— WRITTEN INSTRUCTION —
Only the lines from the start up to and including the line containing "ax2 = ax.twinx()" should be repeated, word for word.

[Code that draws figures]
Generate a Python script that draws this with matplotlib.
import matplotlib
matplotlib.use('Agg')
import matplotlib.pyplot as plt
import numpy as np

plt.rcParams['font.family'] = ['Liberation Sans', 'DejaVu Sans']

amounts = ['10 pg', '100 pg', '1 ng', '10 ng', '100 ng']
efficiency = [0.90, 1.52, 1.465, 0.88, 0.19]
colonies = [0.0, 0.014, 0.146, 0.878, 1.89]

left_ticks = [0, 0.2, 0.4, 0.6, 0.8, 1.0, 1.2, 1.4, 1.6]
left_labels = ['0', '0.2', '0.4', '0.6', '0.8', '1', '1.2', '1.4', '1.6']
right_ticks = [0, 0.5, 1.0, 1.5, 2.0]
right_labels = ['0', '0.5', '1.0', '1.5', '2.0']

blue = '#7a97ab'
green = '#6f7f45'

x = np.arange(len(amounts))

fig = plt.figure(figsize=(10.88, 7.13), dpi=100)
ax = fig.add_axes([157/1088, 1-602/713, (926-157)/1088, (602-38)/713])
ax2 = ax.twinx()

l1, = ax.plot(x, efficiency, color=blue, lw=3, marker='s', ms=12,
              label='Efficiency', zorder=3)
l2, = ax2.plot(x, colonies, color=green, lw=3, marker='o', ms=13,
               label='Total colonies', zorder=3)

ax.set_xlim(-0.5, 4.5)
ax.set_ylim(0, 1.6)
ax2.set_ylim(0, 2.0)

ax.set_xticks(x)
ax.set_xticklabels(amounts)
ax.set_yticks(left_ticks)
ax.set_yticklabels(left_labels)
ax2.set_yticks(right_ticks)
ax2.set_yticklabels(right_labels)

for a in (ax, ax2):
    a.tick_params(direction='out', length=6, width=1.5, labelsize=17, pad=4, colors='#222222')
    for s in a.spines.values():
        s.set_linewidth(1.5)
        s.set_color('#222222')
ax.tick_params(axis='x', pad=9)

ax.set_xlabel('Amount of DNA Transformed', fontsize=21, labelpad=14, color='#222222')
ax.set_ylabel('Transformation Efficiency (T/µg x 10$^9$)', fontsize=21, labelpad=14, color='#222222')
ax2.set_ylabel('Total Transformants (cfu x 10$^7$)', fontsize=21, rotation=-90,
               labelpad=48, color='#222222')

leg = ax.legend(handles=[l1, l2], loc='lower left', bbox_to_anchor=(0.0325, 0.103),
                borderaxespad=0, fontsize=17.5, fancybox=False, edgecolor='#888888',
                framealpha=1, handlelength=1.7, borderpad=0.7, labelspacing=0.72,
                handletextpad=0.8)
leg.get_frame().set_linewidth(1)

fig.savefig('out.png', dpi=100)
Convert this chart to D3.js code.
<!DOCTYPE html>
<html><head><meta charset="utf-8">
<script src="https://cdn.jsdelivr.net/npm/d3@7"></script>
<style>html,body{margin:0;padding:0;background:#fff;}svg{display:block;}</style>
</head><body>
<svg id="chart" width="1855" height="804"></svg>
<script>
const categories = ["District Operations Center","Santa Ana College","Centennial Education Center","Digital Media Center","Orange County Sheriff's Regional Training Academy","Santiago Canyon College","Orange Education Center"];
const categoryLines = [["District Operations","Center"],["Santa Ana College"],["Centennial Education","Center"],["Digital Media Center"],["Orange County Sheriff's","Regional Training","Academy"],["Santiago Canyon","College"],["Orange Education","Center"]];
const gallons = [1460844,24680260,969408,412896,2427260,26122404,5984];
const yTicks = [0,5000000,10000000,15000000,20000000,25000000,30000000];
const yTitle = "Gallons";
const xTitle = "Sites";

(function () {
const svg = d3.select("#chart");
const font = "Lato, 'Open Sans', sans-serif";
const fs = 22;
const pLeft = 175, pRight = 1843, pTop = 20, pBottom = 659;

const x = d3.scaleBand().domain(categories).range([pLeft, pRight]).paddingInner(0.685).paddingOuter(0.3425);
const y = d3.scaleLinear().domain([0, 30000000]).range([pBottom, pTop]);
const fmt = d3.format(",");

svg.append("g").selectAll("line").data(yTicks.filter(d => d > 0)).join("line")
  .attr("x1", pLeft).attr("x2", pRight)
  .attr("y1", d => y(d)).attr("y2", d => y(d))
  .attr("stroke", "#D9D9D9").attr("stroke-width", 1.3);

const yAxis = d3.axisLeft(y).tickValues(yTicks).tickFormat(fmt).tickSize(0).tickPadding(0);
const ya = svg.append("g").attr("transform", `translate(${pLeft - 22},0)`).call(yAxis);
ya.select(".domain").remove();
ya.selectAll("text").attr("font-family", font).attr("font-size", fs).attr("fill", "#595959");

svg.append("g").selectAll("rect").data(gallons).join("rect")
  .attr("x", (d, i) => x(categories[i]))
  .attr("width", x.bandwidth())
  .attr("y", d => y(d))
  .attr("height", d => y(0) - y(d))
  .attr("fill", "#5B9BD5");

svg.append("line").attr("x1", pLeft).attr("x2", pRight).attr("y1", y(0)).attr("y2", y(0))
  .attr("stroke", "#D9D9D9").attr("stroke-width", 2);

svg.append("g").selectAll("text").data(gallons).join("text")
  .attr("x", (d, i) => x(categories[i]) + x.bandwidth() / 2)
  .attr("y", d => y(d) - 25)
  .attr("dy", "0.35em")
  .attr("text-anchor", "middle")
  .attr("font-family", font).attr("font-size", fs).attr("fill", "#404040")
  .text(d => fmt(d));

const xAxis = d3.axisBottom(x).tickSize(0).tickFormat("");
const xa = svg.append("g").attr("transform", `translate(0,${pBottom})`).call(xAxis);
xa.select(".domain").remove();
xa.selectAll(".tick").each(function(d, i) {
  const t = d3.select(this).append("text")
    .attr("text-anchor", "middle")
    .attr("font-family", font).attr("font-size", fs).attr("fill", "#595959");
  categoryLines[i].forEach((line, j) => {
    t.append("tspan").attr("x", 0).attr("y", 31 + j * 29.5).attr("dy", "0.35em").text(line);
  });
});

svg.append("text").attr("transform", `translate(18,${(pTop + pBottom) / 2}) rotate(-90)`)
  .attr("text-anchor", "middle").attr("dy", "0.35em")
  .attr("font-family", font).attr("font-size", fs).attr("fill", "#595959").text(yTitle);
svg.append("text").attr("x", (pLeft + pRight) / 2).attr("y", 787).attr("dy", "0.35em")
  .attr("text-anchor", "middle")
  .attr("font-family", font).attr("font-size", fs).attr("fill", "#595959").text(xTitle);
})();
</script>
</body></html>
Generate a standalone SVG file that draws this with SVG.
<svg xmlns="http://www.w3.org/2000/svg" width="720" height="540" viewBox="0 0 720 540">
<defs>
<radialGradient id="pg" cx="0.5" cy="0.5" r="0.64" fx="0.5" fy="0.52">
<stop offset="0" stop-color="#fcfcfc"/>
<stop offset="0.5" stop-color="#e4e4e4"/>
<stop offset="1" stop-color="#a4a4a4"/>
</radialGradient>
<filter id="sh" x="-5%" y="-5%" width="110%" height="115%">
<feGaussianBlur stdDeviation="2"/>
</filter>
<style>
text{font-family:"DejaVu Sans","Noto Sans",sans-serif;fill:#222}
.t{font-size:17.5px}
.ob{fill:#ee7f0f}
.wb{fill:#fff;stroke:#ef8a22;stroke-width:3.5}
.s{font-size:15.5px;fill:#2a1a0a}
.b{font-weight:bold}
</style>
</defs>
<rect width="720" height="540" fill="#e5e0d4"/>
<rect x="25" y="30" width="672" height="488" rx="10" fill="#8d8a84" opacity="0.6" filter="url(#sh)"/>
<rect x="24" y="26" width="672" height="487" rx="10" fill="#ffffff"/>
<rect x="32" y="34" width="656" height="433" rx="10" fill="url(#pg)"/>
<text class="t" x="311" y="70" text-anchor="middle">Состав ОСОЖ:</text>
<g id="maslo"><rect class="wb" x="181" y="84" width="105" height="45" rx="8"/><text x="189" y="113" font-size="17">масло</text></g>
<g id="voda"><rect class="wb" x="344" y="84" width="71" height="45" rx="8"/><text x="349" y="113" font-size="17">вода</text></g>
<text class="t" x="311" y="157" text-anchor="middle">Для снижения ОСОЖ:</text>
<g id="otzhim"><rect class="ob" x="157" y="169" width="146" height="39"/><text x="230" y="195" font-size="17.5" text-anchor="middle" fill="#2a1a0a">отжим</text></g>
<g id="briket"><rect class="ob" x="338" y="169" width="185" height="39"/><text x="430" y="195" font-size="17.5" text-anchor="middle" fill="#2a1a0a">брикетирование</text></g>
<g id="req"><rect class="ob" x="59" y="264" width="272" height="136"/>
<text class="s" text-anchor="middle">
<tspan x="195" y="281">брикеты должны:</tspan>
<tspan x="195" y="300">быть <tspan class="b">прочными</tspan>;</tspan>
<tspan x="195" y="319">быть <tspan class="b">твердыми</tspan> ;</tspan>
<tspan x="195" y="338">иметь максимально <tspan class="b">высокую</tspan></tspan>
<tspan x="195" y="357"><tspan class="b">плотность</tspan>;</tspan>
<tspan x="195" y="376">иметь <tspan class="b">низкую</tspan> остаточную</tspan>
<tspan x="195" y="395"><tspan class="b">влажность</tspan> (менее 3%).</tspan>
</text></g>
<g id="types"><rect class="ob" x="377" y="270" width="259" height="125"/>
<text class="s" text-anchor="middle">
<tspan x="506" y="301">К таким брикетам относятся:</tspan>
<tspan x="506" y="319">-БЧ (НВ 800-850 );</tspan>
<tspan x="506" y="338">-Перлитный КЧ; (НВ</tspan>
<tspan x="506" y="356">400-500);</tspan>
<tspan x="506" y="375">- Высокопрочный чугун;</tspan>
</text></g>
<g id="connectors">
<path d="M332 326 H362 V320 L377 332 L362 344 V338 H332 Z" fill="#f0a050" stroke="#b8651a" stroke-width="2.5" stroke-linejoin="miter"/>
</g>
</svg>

— TASK ANSWER —
Generate a Python script that draws this with matplotlib.
import matplotlib
matplotlib.use('Agg')
import matplotlib.pyplot as plt
import numpy as np

plt.rcParams['font.family'] = ['Liberation Sans', 'DejaVu Sans']

amounts = ['10 pg', '100 pg', '1 ng', '10 ng', '100 ng']
efficiency = [0.90, 1.52, 1.465, 0.88, 0.19]
colonies = [0.0, 0.014, 0.146, 0.878, 1.89]

left_ticks = [0, 0.2, 0.4, 0.6, 0.8, 1.0, 1.2, 1.4, 1.6]
left_labels = ['0', '0.2', '0.4', '0.6', '0.8', '1', '1.2', '1.4', '1.6']
right_ticks = [0, 0.5, 1.0, 1.5, 2.0]
right_labels = ['0', '0.5', '1.0', '1.5', '2.0']

blue = '#7a97ab'
green = '#6f7f45'

x = np.arange(len(amounts))

fig = plt.figure(figsize=(10.88, 7.13), dpi=100)
ax = fig.add_axes([157/1088, 1-602/713, (926-157)/1088, (602-38)/713])
ax2 = ax.twinx()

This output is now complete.